**WHAT THE EXERCISE ASKS**
Restate each line of the listing exactly, without carrying over any pictures.
--- Begin ---
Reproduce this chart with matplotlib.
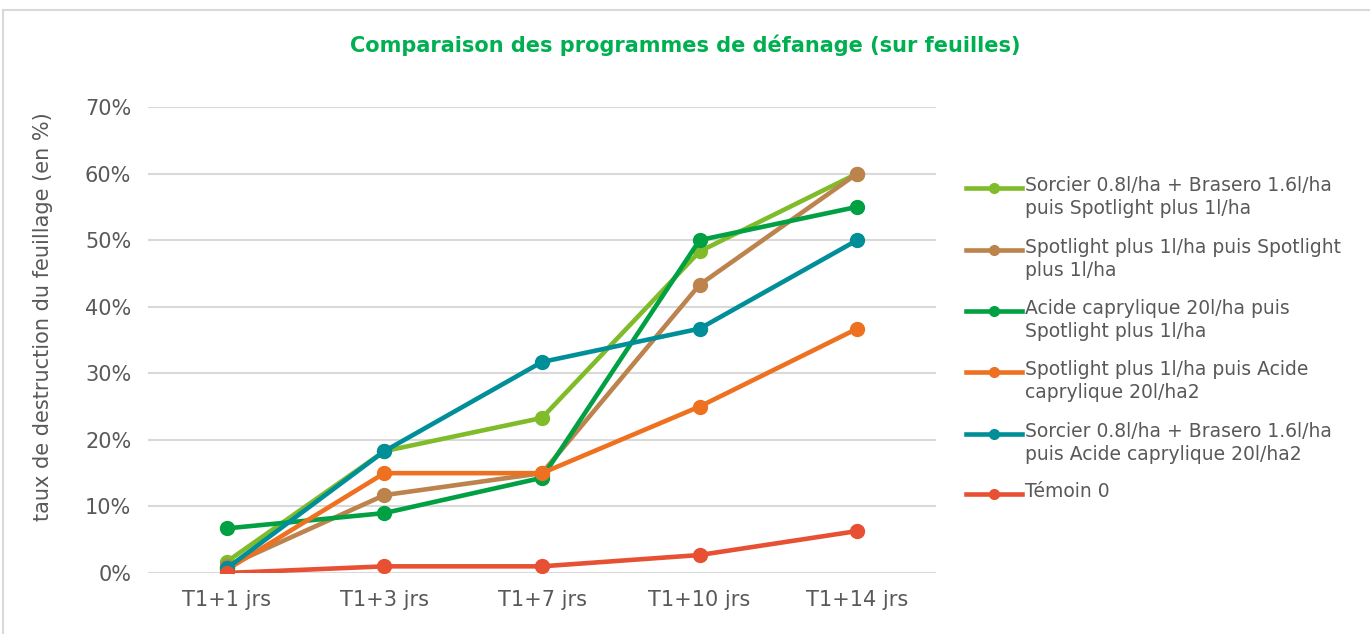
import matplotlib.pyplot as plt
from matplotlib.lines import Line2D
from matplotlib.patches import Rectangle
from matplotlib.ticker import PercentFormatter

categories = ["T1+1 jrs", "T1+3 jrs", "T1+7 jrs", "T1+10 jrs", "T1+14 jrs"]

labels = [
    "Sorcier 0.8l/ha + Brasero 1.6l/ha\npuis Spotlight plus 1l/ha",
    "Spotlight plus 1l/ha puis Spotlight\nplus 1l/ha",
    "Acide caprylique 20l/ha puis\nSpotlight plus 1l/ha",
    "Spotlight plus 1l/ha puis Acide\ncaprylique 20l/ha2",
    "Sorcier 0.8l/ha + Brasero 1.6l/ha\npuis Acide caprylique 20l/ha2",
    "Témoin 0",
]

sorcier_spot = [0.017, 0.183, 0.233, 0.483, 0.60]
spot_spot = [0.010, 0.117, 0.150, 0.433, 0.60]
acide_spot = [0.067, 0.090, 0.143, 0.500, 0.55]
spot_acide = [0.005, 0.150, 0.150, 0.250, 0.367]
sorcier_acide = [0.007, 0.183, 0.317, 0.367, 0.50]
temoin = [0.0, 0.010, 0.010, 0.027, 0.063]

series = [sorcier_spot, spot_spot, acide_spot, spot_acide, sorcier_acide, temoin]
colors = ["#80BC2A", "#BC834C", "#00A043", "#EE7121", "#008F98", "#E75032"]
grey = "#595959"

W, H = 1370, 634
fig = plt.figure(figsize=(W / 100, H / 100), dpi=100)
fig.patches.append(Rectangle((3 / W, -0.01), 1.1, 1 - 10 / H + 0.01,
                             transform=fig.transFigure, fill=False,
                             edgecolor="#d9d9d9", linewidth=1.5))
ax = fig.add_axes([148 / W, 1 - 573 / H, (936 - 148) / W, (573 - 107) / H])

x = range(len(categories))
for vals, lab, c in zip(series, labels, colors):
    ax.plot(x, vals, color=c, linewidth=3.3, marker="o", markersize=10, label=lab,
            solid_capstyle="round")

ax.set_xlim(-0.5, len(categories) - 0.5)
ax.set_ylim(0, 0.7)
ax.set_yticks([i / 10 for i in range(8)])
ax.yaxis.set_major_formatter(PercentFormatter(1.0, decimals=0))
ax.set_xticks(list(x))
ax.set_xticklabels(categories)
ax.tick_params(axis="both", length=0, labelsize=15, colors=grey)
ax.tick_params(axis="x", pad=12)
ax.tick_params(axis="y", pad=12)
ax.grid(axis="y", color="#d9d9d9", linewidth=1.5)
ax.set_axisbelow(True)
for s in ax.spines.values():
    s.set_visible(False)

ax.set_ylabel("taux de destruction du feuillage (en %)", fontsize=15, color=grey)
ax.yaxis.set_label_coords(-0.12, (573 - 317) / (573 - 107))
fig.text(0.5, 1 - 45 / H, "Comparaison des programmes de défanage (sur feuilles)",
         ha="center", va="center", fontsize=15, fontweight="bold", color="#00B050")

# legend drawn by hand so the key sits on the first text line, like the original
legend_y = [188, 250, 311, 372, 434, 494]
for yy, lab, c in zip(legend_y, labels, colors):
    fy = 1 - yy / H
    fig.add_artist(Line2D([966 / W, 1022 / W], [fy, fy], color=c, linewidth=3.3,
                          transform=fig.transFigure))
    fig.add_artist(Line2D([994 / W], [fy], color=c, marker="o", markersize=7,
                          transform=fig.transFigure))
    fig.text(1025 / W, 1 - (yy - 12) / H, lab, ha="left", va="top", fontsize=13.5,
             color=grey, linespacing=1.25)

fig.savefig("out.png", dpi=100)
--- End ---
**OUTPUT BELOW**
Reproduce this chart with matplotlib.
import matplotlib.pyplot as plt
from matplotlib.lines import Line2D
from matplotlib.patches import Rectangle
from matplotlib.ticker import PercentFormatter

categories = ["T1+1 jrs", "T1+3 jrs", "T1+7 jrs", "T1+10 jrs", "T1+14 jrs"]

labels = [
    "Sorcier 0.8l/ha + Brasero 1.6l/ha\npuis Spotlight plus 1l/ha",
    "Spotlight plus 1l/ha puis Spotlight\nplus 1l/ha",
    "Acide caprylique 20l/ha puis\nSpotlight plus 1l/ha",
    "Spotlight plus 1l/ha puis Acide\ncaprylique 20l/ha2",
    "Sorcier 0.8l/ha + Brasero 1.6l/ha\npuis Acide caprylique 20l/ha2",
    "Témoin 0",
]

sorcier_spot = [0.017, 0.183, 0.233, 0.483, 0.60]
spot_spot = [0.010, 0.117, 0.150, 0.433, 0.60]
acide_spot = [0.067, 0.090, 0.143, 0.500, 0.55]
spot_acide = [0.005, 0.150, 0.150, 0.250, 0.367]
sorcier_acide = [0.007, 0.183, 0.317, 0.367, 0.50]
temoin = [0.0, 0.010, 0.010, 0.027, 0.063]

series = [sorcier_spot, spot_spot, acide_spot, spot_acide, sorcier_acide, temoin]
colors = ["#80BC2A", "#BC834C", "#00A043", "#EE7121", "#008F98", "#E75032"]
grey = "#595959"

W, H = 1370, 634
fig = plt.figure(figsize=(W / 100, H / 100), dpi=100)
fig.patches.append(Rectangle((3 / W, -0.01), 1.1, 1 - 10 / H + 0.01,
                             transform=fig.transFigure, fill=False,
                             edgecolor="#d9d9d9", linewidth=1.5))
ax = fig.add_axes([148 / W, 1 - 573 / H, (936 - 148) / W, (573 - 107) / H])

x = range(len(categories))
for vals, lab, c in zip(series, labels, colors):
    ax.plot(x, vals, color=c, linewidth=3.3, marker="o", markersize=10, label=lab,
            solid_capstyle="round")

ax.set_xlim(-0.5, len(categories) - 0.5)
ax.set_ylim(0, 0.7)
ax.set_yticks([i / 10 for i in range(8)])
ax.yaxis.set_major_formatter(PercentFormatter(1.0, decimals=0))
ax.set_xticks(list(x))
ax.set_xticklabels(categories)
ax.tick_params(axis="both", length=0, labelsize=15, colors=grey)
ax.tick_params(axis="x", pad=12)
ax.tick_params(axis="y", pad=12)
ax.grid(axis="y", color="#d9d9d9", linewidth=1.5)
ax.set_axisbelow(True)
for s in ax.spines.values():
    s.set_visible(False)

ax.set_ylabel("taux de destruction du feuillage (en %)", fontsize=15, color=grey)
ax.yaxis.set_label_coords(-0.12, (573 - 317) / (573 - 107))
fig.text(0.5, 1 - 45 / H, "Comparaison des programmes de défanage (sur feuilles)",
         ha="center", va="center", fontsize=15, fontweight="bold", color="#00B050")

# legend drawn by hand so the key sits on the first text line, like the original
legend_y = [188, 250, 311, 372, 434, 494]
for yy, lab, c in zip(legend_y, labels, colors):
    fy = 1 - yy / H
    fig.add_artist(Line2D([966 / W, 1022 / W], [fy, fy], color=c, linewidth=3.3,
                          transform=fig.transFigure))
    fig.add_artist(Line2D([994 / W], [fy], color=c, marker="o", markersize=7,
                          transform=fig.transFigure))
    fig.text(1025 / W, 1 - (yy - 12) / H, lab, ha="left", va="top", fontsize=13.5,
             color=grey, linespacing=1.25)

fig.savefig("out.png", dpi=100)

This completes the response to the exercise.